Abrindo o Xiaohongshu (Pequeno Caderno Vermelho), aplicativo considerado o Instagram chinês com 300 milhões de usuários ativos, chegam à minha página inicial diversas postagens direto do Brasil, sejam de chineses compartilhando a rotina de trabalho e vida, sejam de brasileiros solicitando amizade para aprender o mandarim. Esse intercâmbio de forma espontânea era impossível em minha época como estudante, há 15 anos. Obviamente, dois fatores contribuem: a popularização das redes sociais e o aumento notável do fluxo de pessoas promovido pelo investimento chinês no Brasil, cujo estoque atual já atinge US$ 70 bilhões, como contou o embaixador da China no Brasil, Zhu Qingqiao, ao jornal o Globo, destacando os setores de petróleo, gás, energia elétrica, agricultura, infraestrutura, tecnologia da informação, automotivo entre outros.
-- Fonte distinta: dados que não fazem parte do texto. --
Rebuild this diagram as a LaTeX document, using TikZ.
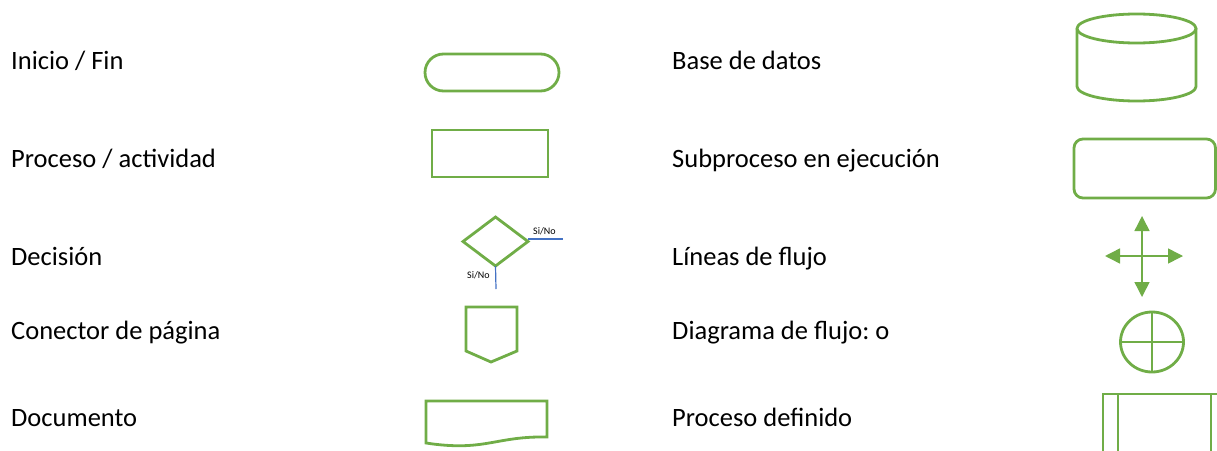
\documentclass[tikz,border=0pt]{standalone}
\usepackage{fontspec}
\setmainfont{Carlito}
\usepackage{tikz}
\usetikzlibrary{arrows.meta,shapes.geometric}
\definecolor{fcgreen}{HTML}{70AD47}
\definecolor{fcblue}{HTML}{4472C4}
\frenchspacing
\tikzset{
  labelText/.style={font=\fontsize{26.5}{32}\selectfont, anchor=base west, inner sep=0pt},
  tinyLabel/.style={font=\fontsize{10}{12}\selectfont, anchor=base west, inner sep=0pt},
  shapeLine/.style={draw=fcgreen, line width=2.8pt},
  branchLine/.style={draw=fcblue, line width=1.2pt},
  flowArrow/.style={draw=fcgreen, fill=fcgreen, line width=1.5pt, -{Triangle[length=15pt,width=15pt]}}
}

\begin{document}
\begin{tikzpicture}[x=1pt,y=-1pt]
  \useasboundingbox (0,0) rectangle (1217,450);
  \clip (0,0) rectangle (1217,450);
  % left column texts
  \node[labelText] (inicio) at (11,69) {Inicio / Fin};
  \node[labelText] (proceso) at (11,167) {Proceso / actividad};
  \node[labelText] (decision) at (11,265) {Decisión};
  \node[labelText] (conector) at (11,339) {Conector de página};
  \node[labelText] (documento) at (11,426) {Documento};
  % right column texts
  \node[labelText] (basedatos) at (672,69) {Base de datos};
  \node[labelText] (subproceso) at (672,167) {Subproceso en ejecución};
  \node[labelText] (lineas) at (672,265) {Líneas de flujo};
  \node[labelText] (diagrama) at (672,339) {Diagrama de flujo: o};
  \node[labelText] (definido) at (672,426) {Proceso definido};
  % left column shapes
  \draw[shapeLine, rounded corners=18.5] (425,54) rectangle (559,91);
  \draw[shapeLine] (432,130) rectangle (548,177);
  \node[diamond, shapeLine, inner sep=0pt, outer sep=0pt, minimum width=65, minimum height=49] (rombo) at (495.5,241.5) {};
  \coordinate (siR) at (563,239);
  \coordinate (siB) at (496,289);
  \draw[branchLine] (rombo.east) ++(0,-2.5) -- (siR);
  \draw[branchLine] (rombo.south) -- (siB);
  \node[tinyLabel] (siNoR) at (533,234) {Si/No};
  \node[tinyLabel] (siNoB) at (467,278) {Si/No};
  \draw[shapeLine, line join=miter] (466,307) -- (517,307) -- (517,351) -- (491,362) -- (466,351) -- cycle;
  \draw[shapeLine] (426,443) -- (426,401) -- (547,401) -- (547,437)
    .. controls (495,436) and (485,452) .. (426,443) -- cycle;
  % right column shapes
  \draw[shapeLine] (1136.5,28.5) ellipse [x radius=59.5, y radius=14.5];
  \draw[shapeLine] (1077,28.5) -- (1077,86.5)
    .. controls (1077,94.5) and (1103.6,101) .. (1136.5,101)
    .. controls (1169.4,101) and (1196,94.5) .. (1196,86.5) -- (1196,28.5);
  \draw[shapeLine, rounded corners=9] (1074,139) rectangle (1215.5,198);
  \coordinate (flujo) at (1142,256);
  \coordinate (flujoL) at (1105,256);
  \coordinate (flujoR) at (1183,256);
  \coordinate (flujoT) at (1142,216);
  \coordinate (flujoB) at (1142,297);
  \foreach \tip in {flujoL,flujoR,flujoT,flujoB}
    \draw[flowArrow] (flujo) -- (\tip);
  \draw[shapeLine] (1152,342) ellipse [x radius=31.5, y radius=30];
  \draw[shapeLine] (1120.5,342) -- (1183.5,342);
  \draw[shapeLine] (1152,312) -- (1152,372);
  \draw[shapeLine] (1103,470) -- (1103,394) -- (1230,394);
  \draw[shapeLine] (1118,394) -- (1118,470);
  \draw[shapeLine] (1211,394) -- (1211,470);
\end{tikzpicture}
\end{document}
Hoje, grande número de brasileiros sabe dizer nomes como Huawei, Xiaomi, BYD, Great Wall Motor, ByteDance e Kwai, ao falarem da China. Devido a essa presença cada dia mais intensa das empresas chinesas, vêm surgindo nas redes sociais do país oriental um grande fluxo de conteúdos relacionados ao cotidiano brasileiro. Por fotos e vídeos compartilhados por chineses que trabalham temporariamente no Brasil e, geralmente, comunicam-se bem em português, internautas chineses podem ver na tela a diversidade do Brasil, que, além de Rio de Janeiro e Amazonas, tem as praias do Nordeste e o magnífico cenário dos Lençóis Maranhenses. As iguarias incluem não apenas assado de carne, mas um cardápio rico da culinária de Sul a Norte. No dia a dia, os colegas brasileiros também possuem chateações e preocupações.
A plataforma de interações abertas e o algoritmo inteligente de Xiaohongshu e Douyin (versão chinesa do TikTok) permitem que os conteúdos cheguem amplamente às pessoas interessadas em outras culturas, quebrando, de certa forma, os estereótipos e enriquecendo os conhecimentos mútuos entre chineses e brasileiros.
De outro lado, o grupo dos especialistas brasileiros de estudo chinês tem ganhado imensa força. Bem me lembro que, nos primeiros anos do meu trabalho, havia poucos experts que podiam ser entrevistados. Carlos Tavares, Danilo Santos e Severino Cabral foram três ilustres professores e amigos que consultamos mais para injetar boas perspectivas à cooperação Brasil-China. Mas, infelizmente, perdemos os três durante a pandemia. Apesar de muita tristeza, hoje vemos mais estudiosos e acadêmicos brasileiros competentes e dispostos a contribuir para fomentar a troca de ideias, enquanto as redes sociais possibilitam o fácil contato e a divulgação. Conjuntamente, o boom de mídias independentes e influenciadores digitais propicia outro palco para discussão sobre a China.
Existe um espaço enorme para a troca de experiências entre China e Brasil, em busca de um desenvolvimento autônomo e soluções inovadoras para desafios globais. A modernização chinesa propicia inspirações aos demais países do Sul Global por ser exemplo de superação da condição periférica. Mas ultrapassar o limiar da fileira avançada continua sendo um grande desafio para os chineses.
Há um consenso de que o salto do PIB per capita de US$ 15 mil para US$ 20 mil é a fase mais testada para uma economia, uma vez que o mundo já está farto de ouvir sobre milagres de crescimento e depois vê-los estagnados. Já a China está mesmo no meio dessa transição difícil e até dolorosa por causa das tentativas, por parte dos Estados Unidos, de obstruir a revitalização chinesa. Neste contexto, observo e sinto vontade da liderança chinesa e seu think tank para aprenderem com as experiências de desenvolvimento da América Latina e sua lição sobre a armadilha da renda média.
É nisso que vejo o potencial e o significado dos intercâmbios e da aprendizagem mútua, com o olhar voltado às próximas décadas do relacionamento China-Brasil. E, como jornalista, espero que as informações sirvam como pontes para incrementar a compreensão e o respeito uns com os outros.
*Texto por Isabela Shi, a convite da revista acadêmica brasileira Entre Lugar, coordenada pela pesquisadora Isis Paris Maia.